Zajdman and Ficowska first saw Life in a Jar in Kansas City, 90 miles from Uniontown, at a gala evening in 2002, and they've been associated with the project ever since.

"It's very well done, very emotional," said Zajdman, who gone on tour with the group several times.

The founders and new students continued their research on Sendler, travelling to Poland, interviewing people connected to her story, and visiting the ghetto and Treblinka concentration camp. They learned that she had made false documents for many Jews between 1939 and 1942, before she joined Zegota.

Sendler has insisted that the youngsters include the 25 other people who worked under her guidance in saving the children, as well as others working outside the ghetto.
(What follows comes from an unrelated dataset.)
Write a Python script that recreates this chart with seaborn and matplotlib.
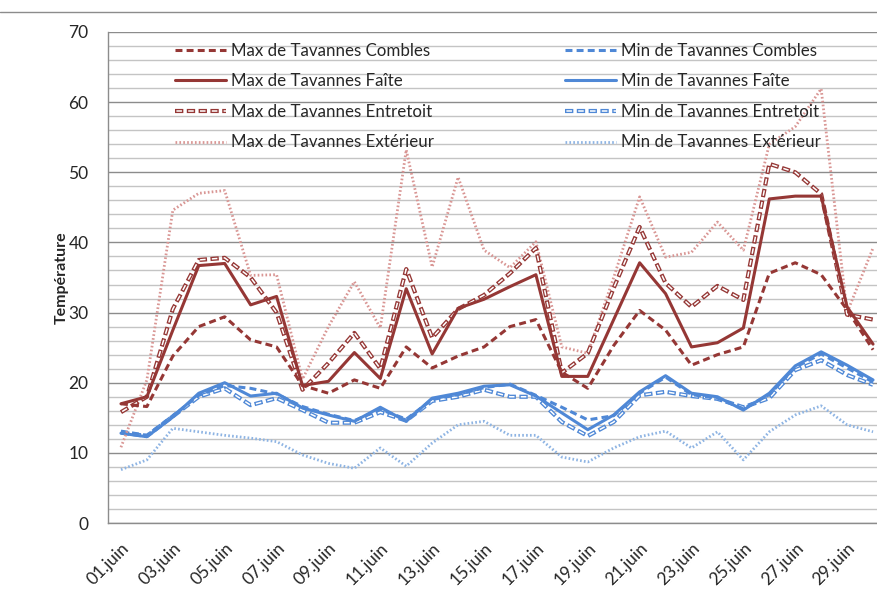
import matplotlib
matplotlib.use("Agg")
import matplotlib.pyplot as plt
import seaborn as sns
import pandas as pd
from matplotlib.lines import Line2D
from matplotlib.ticker import MultipleLocator

# Data (June daily temperatures)
days = [f"{d:02d}.juin" for d in range(1, 31)]

max_combles = [17.0, 16.6, 23.8, 28.0, 29.4, 26.1, 25.1, 19.6, 18.5, 20.4,
               19.2, 25.1, 22.1, 23.8, 25.1, 28.0, 29.0, 21.5, 19.2, 25.3,
               30.3, 27.5, 22.5, 24.0, 25.1, 35.6, 37.1, 35.4, 30.4, 24.7]
max_faite = [17.0, 18.0, 27.5, 36.7, 37.0, 31.1, 32.3, 19.6, 20.2, 24.3,
             20.6, 33.4, 24.1, 30.6, 31.9, 33.7, 35.4, 20.9, 20.9, 29.0,
             37.1, 32.7, 25.1, 25.7, 27.8, 46.2, 46.6, 46.6, 30.8, 25.5]
max_entretoit = [15.8, 18.0, 30.5, 37.5, 37.8, 35.0, 30.0, 19.0, 22.8, 27.1,
                 22.0, 36.2, 26.4, 30.5, 32.5, 35.6, 39.2, 21.4, 24.2, 33.5,
                 42.2, 34.2, 30.8, 33.8, 31.8, 51.2, 50.0, 46.9, 29.7, 29.0]
max_exterieur = [10.8, 20.4, 44.6, 47.0, 47.4, 35.3, 35.4, 20.5, 28.0, 34.4,
                 27.8, 53.2, 36.5, 49.3, 38.9, 36.4, 40.1, 25.1, 24.2, 35.0,
                 46.5, 37.9, 38.6, 42.9, 38.9, 54.0, 56.5, 61.9, 30.0, 39.2]

min_combles = [13.1, 12.5, 15.3, 18.2, 19.6, 19.2, 18.4, 16.6, 15.5, 14.6,
               16.2, 14.8, 17.6, 18.3, 19.3, 19.8, 18.2, 16.5, 14.7, 15.3,
               18.5, 20.8, 18.3, 17.8, 16.3, 18.3, 22.2, 24.1, 22.1, 20.1]
min_faite = [12.8, 12.3, 15.1, 18.5, 20.0, 18.1, 18.5, 16.4, 15.4, 14.5,
             16.5, 14.5, 17.8, 18.5, 19.5, 19.7, 18.1, 15.7, 13.3, 15.4,
             18.7, 21.0, 18.5, 18.0, 16.1, 18.5, 22.4, 24.4, 22.5, 20.4]
min_entretoit = [12.9, 12.4, 15.2, 18.0, 19.2, 16.8, 17.8, 16.1, 14.3, 14.3,
                 15.8, 14.6, 17.4, 18.0, 19.0, 18.0, 18.0, 14.4, 12.4, 14.4,
                 18.2, 18.7, 18.1, 17.7, 16.5, 17.8, 21.8, 23.2, 21.1, 19.7]
min_exterieur = [7.6, 9.0, 13.5, 13.0, 12.5, 12.1, 11.6, 9.7, 8.5, 7.8,
                 10.7, 8.1, 11.4, 14.0, 14.5, 12.5, 12.5, 9.4, 8.7, 10.7,
                 12.3, 13.1, 10.7, 13.0, 9.0, 13.0, 15.4, 16.7, 14.0, 13.0]

series = {
    "Max de Tavannes Combles": max_combles,
    "Max de Tavannes Faîte": max_faite,
    "Max de Tavannes Entretoit": max_entretoit,
    "Max de Tavannes Extérieur": max_exterieur,
    "Min de Tavannes Combles": min_combles,
    "Min de Tavannes Faîte": min_faite,
    "Min de Tavannes Entretoit": min_entretoit,
    "Min de Tavannes Extérieur": min_exterieur,
}

df = pd.DataFrame(series)
df["pos"] = range(len(days))

sns.set_theme(style="white")
plt.rcParams["font.family"] = ["Lato", "DejaVu Sans"]
plt.rcParams["lines.scale_dashes"] = False

DARK_RED = "#953735"
PINK = "#d99694"
BLUE = "#4f88d6"
LIGHT_BLUE = "#8eb4e3"

fig = plt.figure(figsize=(8.78, 5.94), dpi=100)
ax = fig.add_axes([108 / 878, 71 / 594, 778 / 878, 491 / 594])

# gridlines (minor every 2, major every 10)
ax.set_ylim(0, 70)
ax.set_xlim(-0.5, len(days) - 0.5)
ax.yaxis.set_major_locator(MultipleLocator(10))
ax.yaxis.set_minor_locator(MultipleLocator(2))
ax.grid(axis="y", which="minor", color="#c4c4c4", lw=1.0)
ax.grid(axis="y", which="major", color="#8c8c8c", lw=1.0)
ax.set_axisbelow(True)

handles = {}


def draw(name, color, kind):
    if kind == "solid":
        sns.lineplot(data=df, x="pos", y=name, ax=ax, color=color, lw=2.2)
        handles[name] = ax.get_lines()[-1]
    elif kind == "dash":
        sns.lineplot(data=df, x="pos", y=name, ax=ax, color=color, lw=2.2,
                     linestyle=(0, (5, 3)))
        handles[name] = ax.get_lines()[-1]
    elif kind == "dot":
        sns.lineplot(data=df, x="pos", y=name, ax=ax, color=color, lw=2.0,
                     linestyle=(0, (1.2, 1.6)))
        handles[name] = ax.get_lines()[-1]
    elif kind == "double":
        # outlined dashes: coloured dash with a thin white dash inside
        sns.lineplot(data=df, x="pos", y=name, ax=ax, color=color, lw=3.0,
                     linestyle=(0, (6, 2.5)))
        outer = ax.get_lines()[-1]
        sns.lineplot(data=df, x="pos", y=name, ax=ax, color="white", lw=1.1,
                     linestyle=(7.5, (4.0, 4.5)))
        inner = ax.get_lines()[-1]
        handles[name] = (outer, inner)


draw("Min de Tavannes Extérieur", LIGHT_BLUE, "dot")
draw("Min de Tavannes Entretoit", BLUE, "double")
draw("Min de Tavannes Combles", BLUE, "dash")
draw("Min de Tavannes Faîte", BLUE, "solid")
draw("Max de Tavannes Extérieur", PINK, "dot")
draw("Max de Tavannes Entretoit", DARK_RED, "double")
draw("Max de Tavannes Combles", DARK_RED, "dash")
draw("Max de Tavannes Faîte", DARK_RED, "solid")

# axes styling
for side in ["top", "right"]:
    ax.spines[side].set_visible(False)
for side in ["left", "bottom"]:
    ax.spines[side].set_color("#8c8c8c")
    ax.spines[side].set_linewidth(1.0)

ax.set_xticks(range(0, len(days), 2))
ax.set_xticklabels(days[::2], rotation=45, ha="right", rotation_mode="anchor",
                   fontsize=12.5)
ax.set_xticks([i - 0.5 for i in range(len(days) + 1)], minor=True)
ax.tick_params(axis="x", which="major", length=0, pad=12)
ax.tick_params(axis="x", which="minor", length=5, color="#8c8c8c", width=1)
ax.tick_params(axis="y", which="both", length=0, labelsize=12.5, pad=14)
ax.set_xlabel("")
ax.set_ylabel("Température", fontsize=11.5, fontweight="bold", labelpad=0)

# legends (two columns placed like the original)
max_names = list(series)[:4]
min_names = list(series)[4:]
leg_kw = dict(frameon=False, fontsize=12.2, handlelength=3.0, handletextpad=0.3,
              labelspacing=0.86, borderaxespad=0, loc="upper left")
leg1 = fig.legend([handles[n] for n in max_names], max_names,
                  bbox_to_anchor=(168 / 878, 1 - 36 / 594), **leg_kw)
leg2 = fig.legend([handles[n] for n in min_names], min_names,
                  bbox_to_anchor=(558 / 878, 1 - 36 / 594), **leg_kw)

# chart area border at top
fig.add_artist(Line2D([0, 1], [1 - 12 / 594, 1 - 12 / 594], color="#8c8c8c",
                      lw=1.0))

fig.savefig("out.png", dpi=100)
Today, 12 young people are working on the Irena Sendler Project, including the original four girls, now young adults, and it has received assistance from the Milken Family Foundation and the Kansas City Jewish community.

Last year the inaugural $10,000 (US) Irena Sendler Award was presented by Conard to one teacher each in Poland and the United States for presenting Holocaust education in an outstanding way.

Conard himself is one of five inductees this June into the Emporia, Kansas-based National Teachers Hall of Fame.

More than 60 schools in Poland have since launched their own Sendler projects. Hundreds of schools in the United States and elsewhere also write each year wanting to develop a similar project and the Kansas group's dream is to have 500 schools making a difference thanks to the courage of one now very old lady in Poland.

Life in a Jar is being presented at the temple, with the support of the Eva and Hermann Holocaust Education Fund, May 25 from 10 a.m. to noon to high school students.

On May 27 at 7:30 p.m., it will be presented to the public. For more information, contact co-ordinator Rhona Samsonovitch at lifeinajar@templemontreal.ca. The troupe will also talk about the project at Shabbat services May 25 at 8:15 p.m. Admission is free, but reservations are necessary for the shows.

In addition, on May 26, the troupe will perform at Jean Brebeuf Parish in LaSalle and meet with the Polish-Jewish Heritage Foundation at the Polish consulate.